Even with the close working relationship with Merritt and the strong support of the sponsoring Dean, challenges remain. Contract courses provide greater scheduling flexibility and support but they are not sustainable. On the other hand, concurrent enrollment has difficulties when calendars do not align and, given caps and priorities for enrollment, it is hard to plan and to ensure that seats are available in appropriate classes. In either case, in addition to costs for teachers and courses, textbooks are prohibitively expensive and concurrent enrollment courses require payment of regular student fees. We are exploring solutions to these dilemmas with our college partners as we plan the coming year.
What we do know is that online college courses with supportive wrap-around services provide the kind of scaffolded on-ramp to college that can greatly increase students’ chance for success. The college provides the content, rigor and classroom culture our students need to experience but because it is online, we are able to offer the support they need with minimal logistical and scheduling issues. Even many of the challenges we encounter are ones the students need to face before being completely on their own. Enrollment issues due to lack of social security numbers, transient addresses, and undocumented status have historically derailed students as they start. Difficulty scheduling courses and inability to navigate the institution may end up locking them out as early as their first term. Lack of technology access at home or proficiency in its use put them at a significant disadvantage. Not only are they encountering and dealing with these issues while still in the supported high school environment, they are also learning the world of online courses which open multiple pathways to them when they are faced with navigating hurdles on their own.

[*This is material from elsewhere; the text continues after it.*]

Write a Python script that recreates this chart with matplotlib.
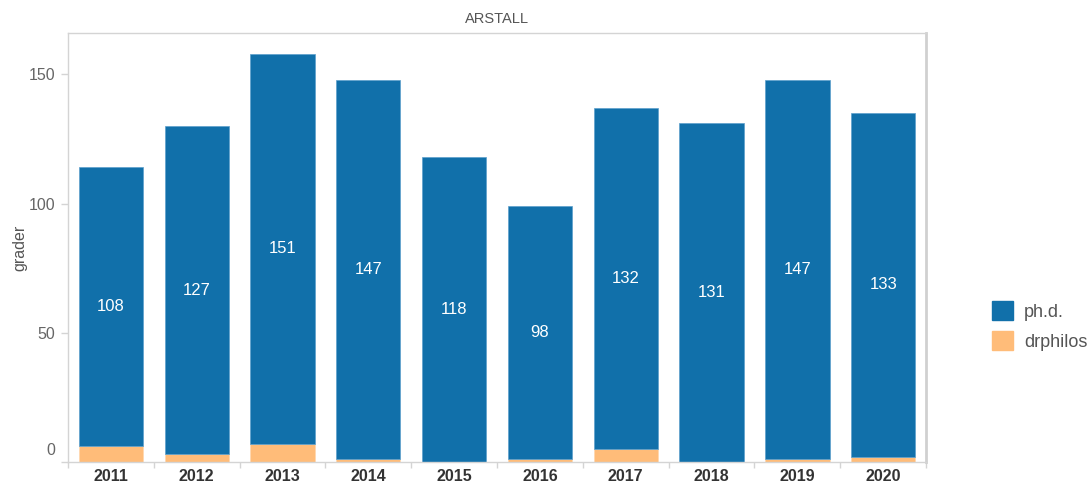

By Fall 2014 we plan on having all seniors take one online course each semester while more advanced students will start as juniors. Our goal is to continue supported online concurrent enrollment courses for those Special Education, English Learner and struggling students during a 5th year of high school – envisioning an extended “College Launch” that will successfully transition the students who so often fail to make it through even their freshman year of college.